И в те, и в нынешние времена газеты и журналы подобного рода, отличались друг от друга только большим или меньшим усердием в способности солидно и уверенно разъяснять и обосновывать любые официальные глупости и при этом браться за любые вопросы, ни по одному не приходя к четкому выводу.

Поэтому нынешний кризис публицистики и литературы вполне объясним. Главная его причина - это то, что господа либеральные литераторы, усердствуя перед новыми хозяевами, забыли золотое правило любой пропаганды: “Обманывай своей пропагандой других, но не обманывайся ею сам”. Поэтому, если в преддверии рынка либеральная печать и литература жаловались, что им мало дали свободы, то это происходило лишь от привычки клянчить у начальства, с одной стороны, а с другой - непониманием того, что при большой свободе и рынке она просто перестанет существовать. Что полностью подтвердилось за последнее время, когда многие издания, столь много и страстно говорившие о преимуществах рыночной экономики, забились в предсмертных судорогах после ее наступления и тут же начали требовать правительственных дотаций.

Разумеется, если бы во главе их стояли люди, изучавшие западную жизнь не только через витрины супермаркетов, во время загранпоездок, то они бы поняли, что рынку не нужны разного рода эстетствующие и политиканствующие литераторы типа Евтушенко, Вознесенского и Окуджавы, дарящие свои откровения публике. Рынку нужны производители простой, не особо затейливой развлекаловки. Серьезные исследователи как у нас, так и на Западе, убедительно доказали, что существование культуры в ее традиционных формах в конце ХХ столетия возможно только с помощью государства. Невозможно существование в условиях самоокупаемости симфонического оркестра и серьезных театров с классическим репертуаром.

В тех же США, которые нам выставляли как образец чистоты рыночных отношений, государство прямо или косвенно, посредством разного рода фондов расходует на культурные нужды десятки миллиардов долларов в год. Практически вся научная, учебная и значительная часть художественной литературы в США издается за государственный счет (50% всего книгоиздания).
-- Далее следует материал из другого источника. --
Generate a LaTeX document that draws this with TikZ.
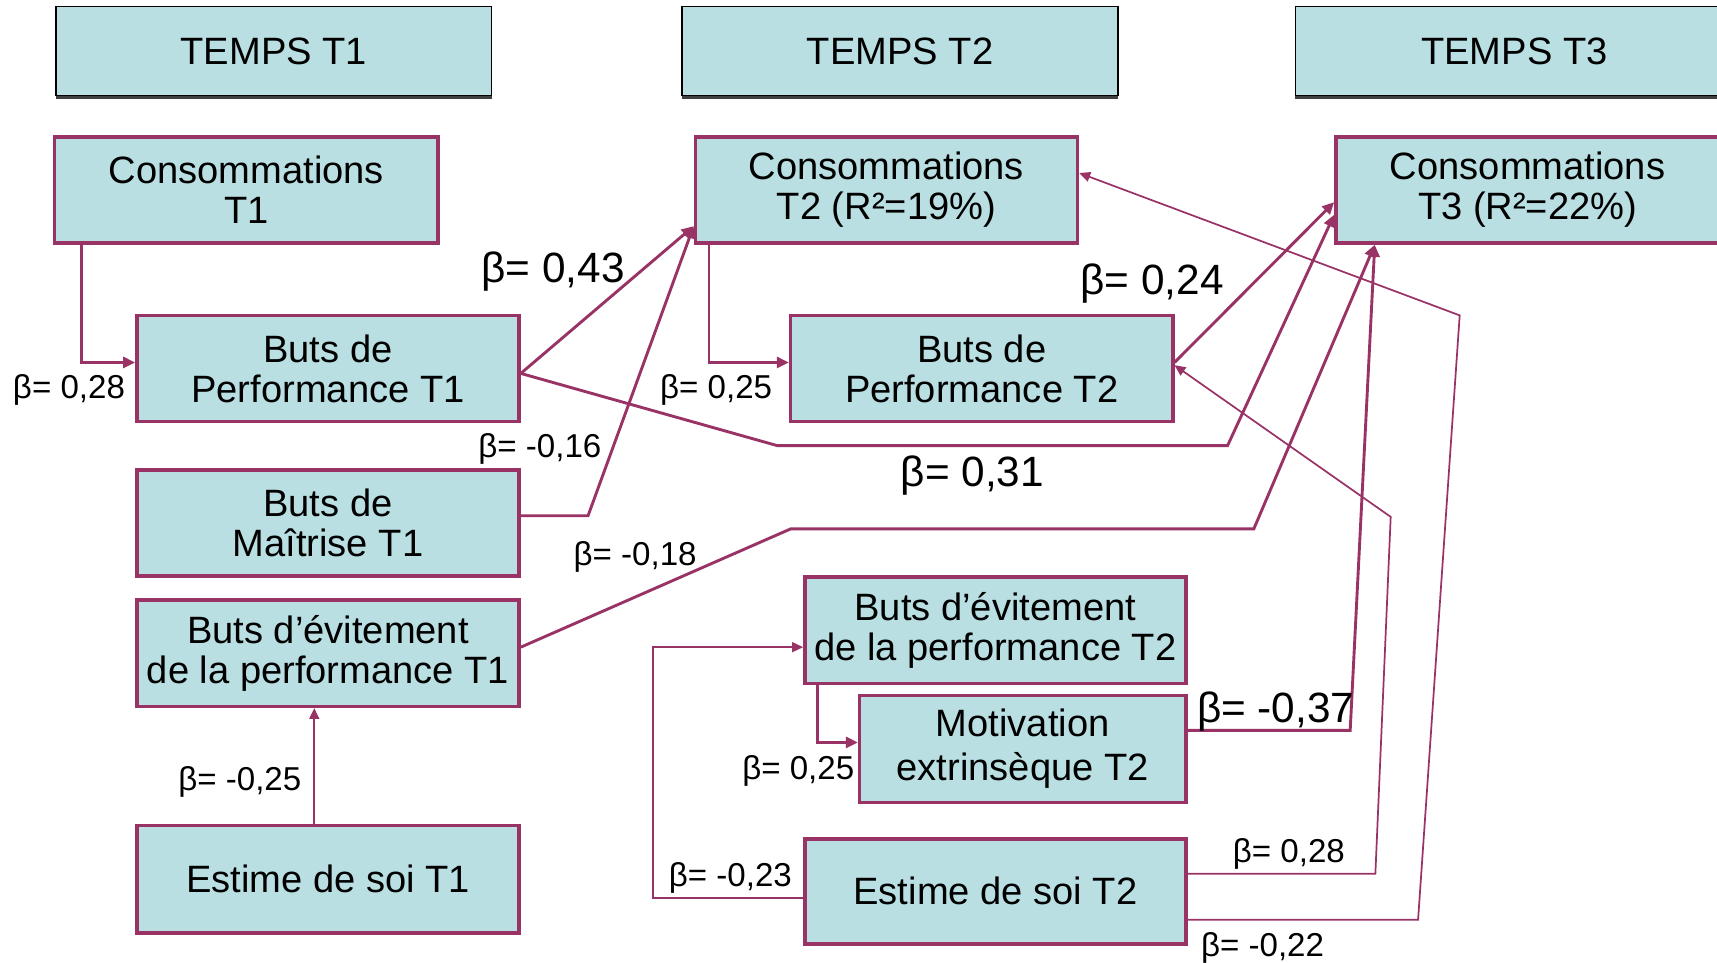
\documentclass[tikz,border=0pt]{standalone}
\usepackage{fontspec}
\setmainfont{Liberation Sans}
\usepackage{tikz}
\usetikzlibrary{arrows.meta,shadows}
\definecolor{prune}{RGB}{153,51,102}
\definecolor{bleu}{RGB}{185,223,226}

\begin{document}
\begin{tikzpicture}[
		boite/.style={draw=prune,line width=0.9pt,fill=bleu,align=center,minimum width=3.49cm,minimum height=0.97cm,inner sep=0pt,font=\fontsize{9.9}{10.4}\selectfont},
		entete/.style={draw=black,line width=0.4pt,fill=bleu,minimum width=3.98cm,minimum height=0.81cm,inner sep=0pt,font=\fontsize{9.9}{10.4}\selectfont,drop shadow={shadow xshift=0pt,shadow yshift=-0.35mm,fill=black!75,opacity=1}},
		fort/.style={draw=prune,line width=0.75pt,-{Triangle[length=1.1mm,width=1mm]}},
		fin/.style={draw=prune,line width=0.45pt,-{Triangle[length=1mm,width=0.9mm]}},
		petit/.style={font=\fontsize{8.6}{9}\selectfont,inner sep=0pt},
		grand/.style={font=\fontsize{11}{12}\selectfont,inner sep=0pt}]
			\useasboundingbox (0,0) rectangle (15.68,8.79);
			\clip (0,0) rectangle (15.68,8.79);

			\node[entete] (t1) at (2.50,8.325) {TEMPS T1};
			\node[entete] (t2) at (8.22,8.325) {TEMPS T2};
			\node[entete,minimum width=4cm] (t3) at (13.83,8.325) {TEMPS T3};

			\node[boite,minimum width=3.5cm] (ct1) at (2.25,7.055) {Consommations\\T1};
			\node[boite] (ct2) at (8.095,7.055) {Consommations\\T2 (R²=19\%)};
			\node[boite,minimum width=3.5cm] (ct3) at (13.95,7.055) {Consommations\\T3 (R²=22\%)};
			\node[boite] (bp1) at (2.995,5.425) {Buts de\\Performance T1};
			\node[boite] (bp2) at (8.965,5.425) {Buts de\\Performance T2};
			\node[boite] (bm1) at (2.995,4.015) {Buts de\\Maîtrise T1};
			\node[boite] (be1) at (2.995,2.825) {Buts d’évitement\\de la performance T1};
			\node[boite,minimum width=3.48cm] (be2) at (9.09,3.035) {Buts d’évitement\\de la performance T2};
			\node[boite,minimum width=2.98cm,minimum height=0.98cm,font=\fontsize{9.9}{11.4}\selectfont] (me2) at (9.34,1.95) {Motivation\\extrinsèque T2};
			\node[boite,minimum height=0.98cm] (es1) at (2.995,0.76) {Estime de soi T1};
			\node[boite,minimum width=3.48cm,minimum height=0.96cm] (es2) at (9.09,0.65) {Estime de soi T2};

			\draw[fort] ([xshift=2.6mm]ct1.south west) |- ([yshift=0.55mm]bp1.west);
			\draw[fort] ([yshift=-0.45mm]bp1.east) -- ([yshift=1.7mm]ct2.south west);
			\draw[fort] ([yshift=-0.45mm]bp1.east) -- (7.10,4.72) -- (11.21,4.72) -- ([yshift=2.75mm]ct3.south west);
			\draw[fort] ([yshift=0.55mm]bp2.east) -- ([yshift=3.9mm]ct3.south west);
			\draw[fort] ([xshift=1.4mm]ct2.south west) |- ([yshift=0.55mm]bp2.west);
			\draw[fort] ([yshift=0.65mm]bm1.east) -- (5.37,4.08) -- ([yshift=1.7mm]ct2.south west);
			\draw[fort] ([yshift=0.55mm]be1.east) -- (7.22,3.96) -- (11.45,3.96) -- ([xshift=3.7mm]ct3.south west);
			\draw[fort] ([xshift=1.3mm]be2.south west) |- ([yshift=0.6mm]me2.west);
			\draw[fort] ([yshift=1.7mm]me2.east) -- (12.33,2.12) -- ([xshift=3.7mm]ct3.south west);
			\draw[fin] ([yshift=-0.6mm]es2.west) -- ++(-1.37,0) |- ([yshift=-1.55mm]be2.west);
			\draw[fin] ([yshift=1.6mm]es2.east) -- (12.56,0.81) -- (12.70,4.07) -- ([yshift=0.3mm]bp2.east);
			\draw[fin] ([yshift=-2.6mm]es2.east) -- (12.95,0.39) -- (13.33,5.91) -- ([yshift=1.55mm]ct2.east);
			\draw[fin,line width=0.55pt] ([xshift=-1.25mm]es1.north) -- ([xshift=-1.25mm]be1.south);

			\node[petit] (b1) at (0.63,5.23) {β= 0,28};
			\node[grand] (b2) at (5.05,6.31) {β= 0,43};
			\node[grand] (b3) at (8.88,4.45) {β= 0,31};
			\node[grand] (b4) at (10.52,6.20) {β= 0,24};
			\node[petit] (b5) at (6.54,5.23) {β= 0,25};
			\node[petit] (b6) at (4.93,4.69) {β= -0,16};
			\node[petit] (b7) at (5.80,3.70) {β= -0,18};
			\node[petit] (b8) at (7.29,1.75) {β= 0,25};
			\node[grand] (b9) at (11.65,2.29) {β= -0,37};
			\node[petit] (b10) at (6.67,0.77) {β= -0,23};
			\node[petit] (b11) at (11.77,0.99) {β= 0,28};
			\node[petit] (b12) at (11.53,0.13) {β= -0,22};
			\node[petit] (b13) at (2.19,1.65) {β= -0,25};
		\end{tikzpicture}
\end{document}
Лишь произведения немногих безусловных и общепризнанных литературных знаменитостей могут на что-то рассчитывать в коммерческом плане и пытаться конкурировать на книжном рынке.

В отличие от нашей читающей публики, своей терпимостью приучившей литератора к полной безответственности, по формуле известной еще во второй половине XIX в.: “Писатель пописывает - читатель почитывает”, - западный немногочисленный читатель серьезной литературы за свои потраченные в немалом количестве деньги (серьезная литература на Западе традиционно всегда дорога) требует от писателя работы, окупающей потраченные на покупку его произведений деньги.

Но вообще в нынешней ситуации есть свои положительные моменты, любое явление, в том числе и литература, проходя через горнило кризиса, освобождается от всего наносного и неестественного, налипшего на нее в благополучные времена. И эта чистка дает ей возможность в будущем вновь занять свое, подобающее место в обществе.